As we already know, leverage is a loan fund given by a broker to a trader, so that the trader can have greater purchasing power. There is a difference in leverage if you use a different account, what you need to know now is what type of account you are currently using. Is it mini, standard or others.

Leverage can be interpreted as a comparison ratio, for example 1:1, 1:100, 1:500 this means that if there is a fund of $100 in leverage 1:100 then the fund of $100 has the power of funds equivalent to $10,000. Another example if there is a fund of $100 in leverage 1:500 then the fund of $100 has the power of funds equivalent to $50,000 or 500 times the funds owned. This is an example of the use of leverage related to the initial capital of forex trading.

Relationship between Leverage and Lots

In relation to the lot in forex that will be used to trade, the calculation is like this. For example, to open 1 position on the EUR/USD pair, without using leverage, 1 lot requires a margin of 100,000 EURO (the currency unit currently used is the EURO currency).

However, if you use 1:100 leverage, the margin required to make a transaction of 1 lot EUR/USD is:

Contract Value x Number of Lots (Leverage x BUY Price)

100,000 x 1 (1:100 x 1.13000) = $1,130

If you use leverage of 1:500, then the margin required to make a transaction of 1 lot EUR/USD is

Contract Value x Number of Lots (Leverage x BUY Price)

100,000 x 1 (1:500 x 1.13000) = $226

From here we can see the relationship between lots and leverage, where with different leverage the margin required to make a transaction of 1 Lot EURO at a price of 1.13000.

The Importance of Paying Attention to Lot Size

This lot size is very important to pay attention to, this is a very basic rule when learning forex. This is because:

  • Lot is the smallest unit that we can transact, this means that if we want to make a transaction with a larger lot size, the margin required will be greater.
  • The number of lots traded greatly affects how much profit and loss is obtained from a transaction.

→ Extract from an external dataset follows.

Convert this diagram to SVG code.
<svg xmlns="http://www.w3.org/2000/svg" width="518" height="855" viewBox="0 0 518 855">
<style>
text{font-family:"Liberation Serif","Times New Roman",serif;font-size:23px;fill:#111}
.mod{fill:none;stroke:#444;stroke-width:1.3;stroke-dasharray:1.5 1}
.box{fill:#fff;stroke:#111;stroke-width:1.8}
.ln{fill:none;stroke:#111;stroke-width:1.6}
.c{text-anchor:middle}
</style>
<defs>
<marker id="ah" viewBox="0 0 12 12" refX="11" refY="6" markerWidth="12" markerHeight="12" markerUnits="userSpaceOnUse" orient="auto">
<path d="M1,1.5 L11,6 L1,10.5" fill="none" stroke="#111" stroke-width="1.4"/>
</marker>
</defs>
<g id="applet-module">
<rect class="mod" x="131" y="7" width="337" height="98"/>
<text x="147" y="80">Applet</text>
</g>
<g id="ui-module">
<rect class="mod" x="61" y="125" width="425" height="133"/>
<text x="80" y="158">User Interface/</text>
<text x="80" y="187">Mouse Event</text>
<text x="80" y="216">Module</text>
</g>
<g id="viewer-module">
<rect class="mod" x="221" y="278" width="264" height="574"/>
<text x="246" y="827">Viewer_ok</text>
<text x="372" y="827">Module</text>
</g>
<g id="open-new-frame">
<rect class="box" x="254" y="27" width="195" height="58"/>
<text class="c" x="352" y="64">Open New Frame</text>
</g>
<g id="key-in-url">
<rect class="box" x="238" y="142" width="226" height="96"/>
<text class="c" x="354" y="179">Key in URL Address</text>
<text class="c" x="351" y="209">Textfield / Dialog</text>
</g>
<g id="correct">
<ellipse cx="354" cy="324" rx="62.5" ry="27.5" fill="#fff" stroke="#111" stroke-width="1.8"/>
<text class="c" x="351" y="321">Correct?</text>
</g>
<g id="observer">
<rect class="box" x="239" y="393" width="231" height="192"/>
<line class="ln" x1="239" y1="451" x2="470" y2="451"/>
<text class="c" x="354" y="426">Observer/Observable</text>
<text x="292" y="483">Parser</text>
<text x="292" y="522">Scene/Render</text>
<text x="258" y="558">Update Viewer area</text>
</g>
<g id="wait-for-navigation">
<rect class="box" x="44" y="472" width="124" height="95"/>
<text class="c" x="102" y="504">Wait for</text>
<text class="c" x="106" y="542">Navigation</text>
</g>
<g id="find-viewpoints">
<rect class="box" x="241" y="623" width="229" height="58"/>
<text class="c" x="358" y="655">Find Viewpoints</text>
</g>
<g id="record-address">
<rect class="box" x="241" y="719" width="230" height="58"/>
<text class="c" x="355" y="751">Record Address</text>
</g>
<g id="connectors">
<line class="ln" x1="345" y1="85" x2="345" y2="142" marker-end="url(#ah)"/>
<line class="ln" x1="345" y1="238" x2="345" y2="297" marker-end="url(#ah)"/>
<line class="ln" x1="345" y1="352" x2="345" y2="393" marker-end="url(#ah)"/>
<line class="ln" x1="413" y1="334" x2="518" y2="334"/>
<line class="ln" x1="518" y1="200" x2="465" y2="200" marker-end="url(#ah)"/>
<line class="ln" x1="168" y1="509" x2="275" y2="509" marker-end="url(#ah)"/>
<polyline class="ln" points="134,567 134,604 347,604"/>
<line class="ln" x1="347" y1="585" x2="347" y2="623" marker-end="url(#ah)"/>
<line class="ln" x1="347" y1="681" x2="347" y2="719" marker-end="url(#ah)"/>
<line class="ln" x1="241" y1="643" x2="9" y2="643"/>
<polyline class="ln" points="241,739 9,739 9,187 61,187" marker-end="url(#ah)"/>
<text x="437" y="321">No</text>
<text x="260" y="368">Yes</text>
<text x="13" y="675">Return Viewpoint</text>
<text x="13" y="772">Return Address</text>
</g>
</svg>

A larger number of lots will certainly get a larger amount of profit, but please note because the risk of loss obtained will automatically be greater.

Currently, forex brokers have provided several trading account options that have different lot sizes, as well as different leverage sizes. Mini lots (10,000 units), micro lots (1000 units), and nano lots (100 units).

But it is quite difficult to find a broker that provides an account with nano lots. For traders who are new to trading, it is highly recommended to trade using mini or micro lots first because the size is not too big and the risk can be more controlled, besides the capital needed is also more affordable.